「いつも元気よく挨拶してくれるから、気持ちがいいよ」
「はい。挨拶はタダで気持ちよくなれるので、どんどんしないと損ですからね」
かつて職場でそんな会話を耳にしたことがあります。挨拶をはじめとするコミュニケーションは人間関係の潤滑油となりますから、積極的に図って損はありません(もちろん常識の範囲内で)。
いつ、どこで、誰がしてもプラスの効果を生みやすい挨拶。特に人の上に立つ者にとっては、部下に対する声かけがより大きな威力を発揮します。
それはいつの時代も変わらなかったようで、今回は江戸時代の武士道バイブル『葉隠(はがくれ。葉隠聞書)』より、大将の心得を紹介。

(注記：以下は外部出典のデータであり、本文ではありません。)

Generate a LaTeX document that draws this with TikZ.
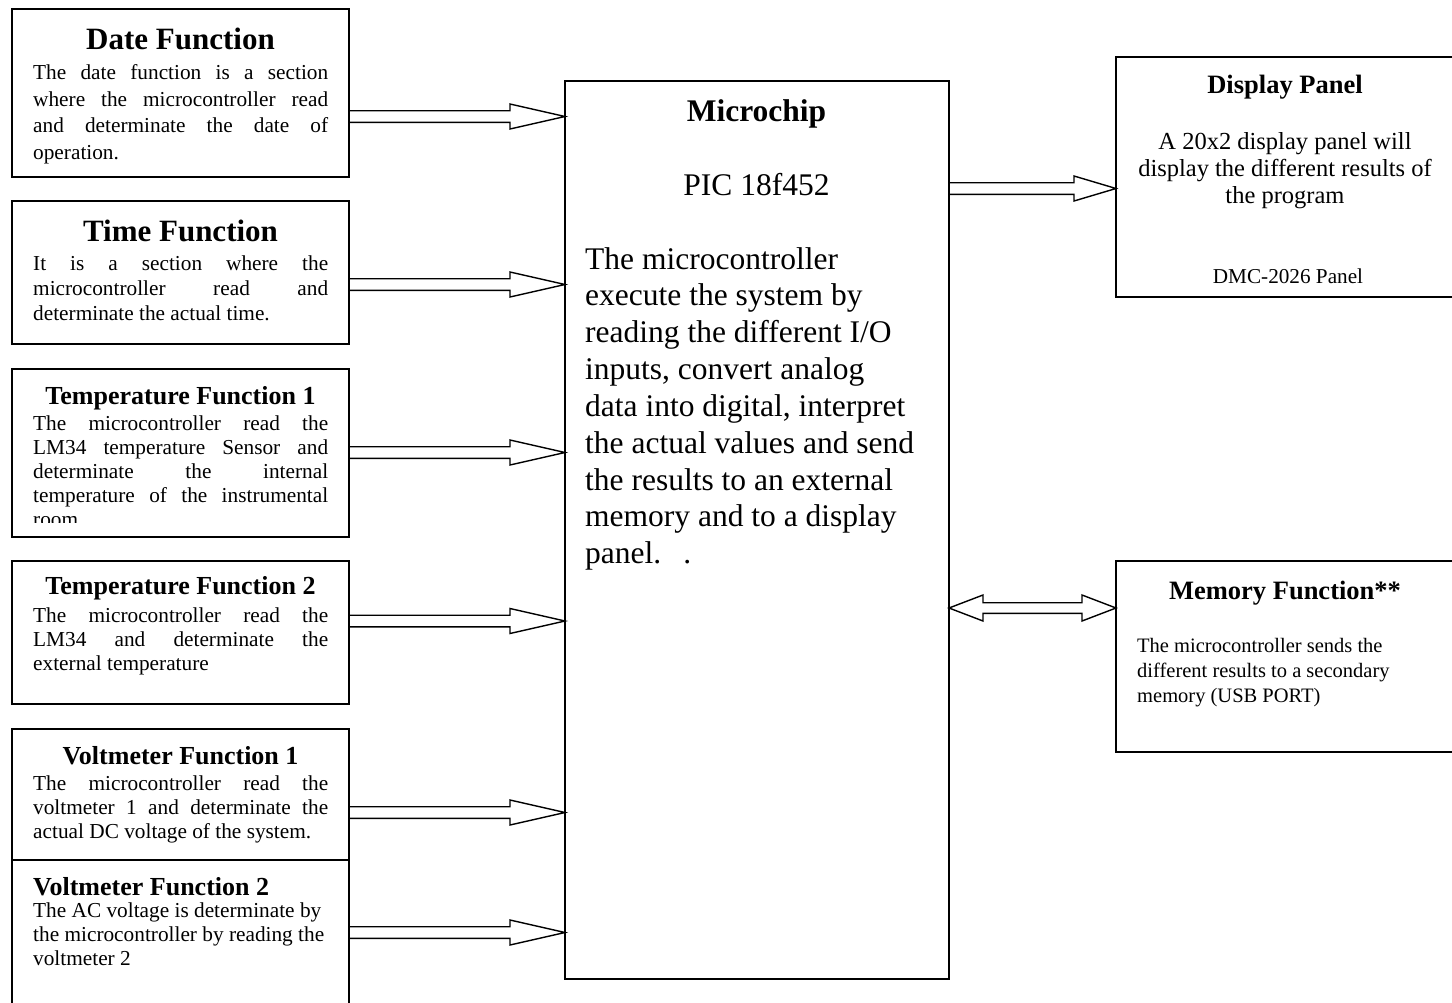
\documentclass[tikz,border=0pt]{standalone}
\usepackage{fontspec}
\setmainfont{Liberation Serif}
\usetikzlibrary{calc}
\tikzset{
  box/.style={draw, line width=1.8pt, inner sep=0pt, outer sep=0pt, anchor=north west},
  blk/.style={draw, line width=1.4pt, line join=miter},
  bigttl/.style={inner sep=0pt, anchor=base, font=\bfseries\fontsize{31}{36}\selectfont},
  ttl/.style={inner sep=0pt, anchor=base, font=\bfseries\fontsize{26}{30}\selectfont},
  txt/.style={inner sep=0pt, anchor=base west},
}
\newcommand\bodyfont[1]{\fontsize{21.3}{#1}\selectfont\tolerance=10000\hbadness=10000\hyphenpenalty=10000\relax}
\newcommand\blkarrow[3]{\draw[blk] ([yshift=5.8pt]#1) -- ([xshift=-#3pt,yshift=5.8pt]#2) -- ([xshift=-#3pt,yshift=12.5pt]#2) -- (#2) -- ([xshift=-#3pt,yshift=-12.5pt]#2) -- ([xshift=-#3pt,yshift=-5.8pt]#2) -- ([yshift=-5.8pt]#1);}
\begin{document}
\begin{tikzpicture}[x=1pt,y=-1pt]
\fill[white] (0,0) rectangle (1452,1002);
\useasboundingbox (0,0) rectangle (1452,1002);

% boxes
\node[box, minimum width=337pt, minimum height=168pt] (date) at (12,9) {};
\node[box, minimum width=337pt, minimum height=143pt] (time) at (12,201) {};
\node[box, minimum width=337pt, minimum height=168pt] (temp1) at (12,369) {};
\node[box, minimum width=337pt, minimum height=143pt] (temp2) at (12,561) {};
\node[box, minimum width=337pt, minimum height=131pt] (volt1) at (12,729) {};
\node[box, minimum width=337pt, minimum height=160pt] (volt2) at (12,860) {};
\node[box, minimum width=384pt, minimum height=898pt] (chip) at (565,81) {};
\node[box, minimum width=338pt, minimum height=240pt] (disp) at (1116,57) {};
\node[box, minimum width=338pt, minimum height=191pt] (mem) at (1116,561) {};

% Date
\node[bigttl] (datet) at (180.5,49.3) {Date Function};
\node[txt] (datex) at (33,79.3) {\parbox[t]{295pt}{\bodyfont{26.7}The date function is a section\linebreak where the microcontroller read\linebreak and determinate the date of\linebreak operation.}};

% Time
\node[bigttl] (timet) at (180.5,241.7) {Time Function};
\node[txt] (timex) at (33,270) {\parbox[t]{295pt}{\bodyfont{25}It is a section where the\linebreak microcontroller read and\linebreak determinate the actual time.}};

% Temp 1
\node[ttl] (temp1t) at (180.5,404.3) {Temperature Function 1};
\begin{scope}
\clip (12,369) rectangle (349,522);
\node[txt] (temp1x) at (33,430) {\parbox[t]{295pt}{\bodyfont{24.2}The microcontroller read the\linebreak LM34 temperature Sensor and\linebreak determinate the internal\linebreak temperature of the instrumental\linebreak room.}};
\end{scope}

% Temp 2
\node[ttl] (temp2t) at (180.5,594.3) {Temperature Function 2};
\node[txt] (temp2x) at (33,622.3) {\parbox[t]{295pt}{\bodyfont{24}The microcontroller read the\linebreak LM34 and determinate the\linebreak external temperature}};

% Volt 1
\node[ttl] (volt1t) at (180.5,764.3) {Voltmeter Function 1};
\node[txt] (volt1x) at (33,790) {\parbox[t]{295pt}{\bodyfont{24}The microcontroller read the\linebreak voltmeter 1 and determinate the\linebreak actual DC voltage of the system.}};

% Volt 2
\node[ttl, anchor=base west] (volt2t) at (33,895) {Voltmeter Function 2};
\node[txt] (volt2x) at (33,917.3) {\parbox[t]{295pt}{\bodyfont{24}\raggedright The AC voltage is determinate by\\the microcontroller by reading the\\voltmeter 2}};

% Microchip
\node[inner sep=0pt, anchor=base, font=\bfseries\fontsize{31.5}{36}\selectfont] (chipt) at (756.5,121.5) {Microchip};
\node[inner sep=0pt, anchor=base, font=\fontsize{31.5}{36}\selectfont] (chipp) at (756.5,195) {PIC 18f452};
\node[txt] (chipx) at (585,269) {\parbox[t]{360pt}{\fontsize{31.5}{36.85}\selectfont\raggedright The microcontroller\\execute the system by\\reading the different I/O\\inputs, convert analog\\data into digital, interpret\\the actual values and send\\the results to an external\\memory and to a display\\panel.\hspace{22pt}.}};

% Display
\node[inner sep=0pt, anchor=base, font=\bfseries\fontsize{26.5}{30}\selectfont] (dispt) at (1285,93.8) {Display Panel};
\node[inner sep=0pt, anchor=base] (dispx) at (1285,149.5) {\parbox[t]{330pt}{\centering\fontsize{24.5}{27.2}\selectfont A 20x2 display panel will\\display the different results of\\the program}};
\node[inner sep=0pt, anchor=base, font=\fontsize{21.2}{25}\selectfont] (dispm) at (1288,283) {DMC-2026 Panel};

% Memory
\node[inner sep=0pt, anchor=base, font=\bfseries\fontsize{26.5}{30}\selectfont] (memt) at (1285,599) {Memory Function**};
\node[txt] (memx) at (1137,652.5) {\parbox[t]{300pt}{\fontsize{20.5}{25}\selectfont\raggedright The microcontroller sends the\\different results to a secondary\\memory (USB PORT)}};

% arrow end points
\coordinate (a1s) at (date.east |- 0,116.5);  \coordinate (a1e) at (chip.west |- 0,116.5);
\coordinate (a2s) at (time.east |- 0,284.5);  \coordinate (a2e) at (chip.west |- 0,284.5);
\coordinate (a3s) at (temp1.east |- 0,452.5); \coordinate (a3e) at (chip.west |- 0,452.5);
\coordinate (a4s) at (temp2.east |- 0,621);   \coordinate (a4e) at (chip.west |- 0,621);
\coordinate (a5s) at (volt1.east |- 0,812.5); \coordinate (a5e) at (chip.west |- 0,812.5);
\coordinate (a6s) at (volt2.east |- 0,932.5); \coordinate (a6e) at (chip.west |- 0,932.5);
\coordinate (d1s) at (chip.east |- 0,188.5);  \coordinate (d1e) at (disp.west |- 0,188.5);
\coordinate (m1) at (chip.east |- 0,608);     \coordinate (m2) at (mem.west |- 0,608);

\blkarrow{a1s}{a1e}{55}
\blkarrow{a2s}{a2e}{55}
\blkarrow{a3s}{a3e}{55}
\blkarrow{a4s}{a4e}{55}
\blkarrow{a5s}{a5e}{55}
\blkarrow{a6s}{a6e}{55}
\blkarrow{d1s}{d1e}{42}
\draw[blk] (m1) -- ([xshift=34pt,yshift=13pt]m1) -- ([xshift=34pt,yshift=5.3pt]m1) -- ([xshift=-34pt,yshift=5.3pt]m2) -- ([xshift=-34pt,yshift=13pt]m2) -- (m2) -- ([xshift=-34pt,yshift=-13pt]m2) -- ([xshift=-34pt,yshift=-5.3pt]m2) -- ([xshift=34pt,yshift=-5.3pt]m1) -- ([xshift=34pt,yshift=-13pt]m1) -- cycle;
\end{tikzpicture}
\end{document}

いざ有事となれば共に命を預け合う武士なればこそ、平時からの心がけがより強く求められたことでしょう。
さてもよく仕えたり……その一言が大事なり
一三一 義経軍哥に、「大将は人に言葉をよくかけよ。」とあり。組被官にても自然の時は申すに及ばず、平生にも、「さてもよく仕えたり、爰を一つ働き候へ、曲者かな。」と申し候時、身命を惜まぬものなり。兎角一言が大事のものなり。
※『葉隠』第一巻より
【意訳】義経軍歌(ぎけいぐんか)に「大将は 人に言葉を よくかけよ」という川柳が収録されている。組被官(くみひかん。自分の直臣ではなく家臣の家臣。陪臣)であっても有事はもちろん、日ごろから声をかけるのだ。
「いつもありがとう。いざ有事にはお前が頼りだからね。お前は見どころがあるよ」
そんな何げない優しさに、彼らは「自分のこともちゃんと見て、評価してくれている」と励み、身命を惜しまぬ働きをしてくれるだろう。
とにかく人の上に立つ者にとって、この一言が大事なのだ。